Do you suppose IRS would give you, and the others, a 19-year-long grace period before doing anything about it?
Well, USCIS (and INS before it) has given a group of 31 would-be alien investors exactly that forgiving treatment.
Here's a (considerably shortened) history:
the EB-5 Visa Program:
A number of would-be EB-5 immigrant investors had filed petitions, between January 1, 1995, and August 31, 1998, seeking what would become green card status because they had made what they thought were adequate investments in the U.S. to obtain that benefit. Their applications were pending when INS appeals officials made several precedential rulings that, in effect, said that their petitions were not adequate. Most of the investments were at the half million-dollar level.

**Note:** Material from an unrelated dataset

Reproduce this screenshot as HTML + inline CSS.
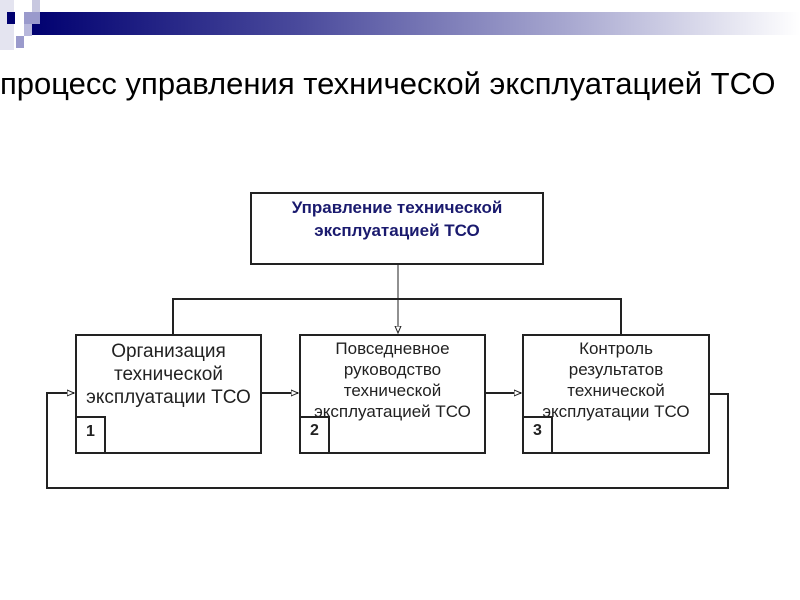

This small population – which apparently has now shrunk to 31 families – appealed to Congress for more time to make the additional investments, or other arrangements, needed to qualify for legal status. In 2002, as a small part of the 21st Century Department of Justice Appropriations Act, Congress decided to give these families another two years to perfect their applications; but for that to happen, INS (and its successor agency, USCIS) had to write the needed regulations.
In the meantime the families, who had not yet met the investment standards for green cards were allowed to remain in the U.S. and not be deported.
Nine more years passed, and on September 28 of this year USCIS finally got around to publishing a set of draft regulations in the Federal Register to deal with the issue.
Once the regs are published in final form, some months from now, most of the would-be alien investors will be given yet another two years to perfect their applications, a process that could easily extend into early 2014. Then USCIS will have to decide to give the aliens legal status or to deport them.
But by then some of them will have been in a totally legal limbo status for 19 years!
Somebody must be paying too much attention to the saying "haste makes waste."
Interpreter Releases' October 3 issue, on p. 2374, carried an item on this matter, without mentioning the 19-year delay, as such.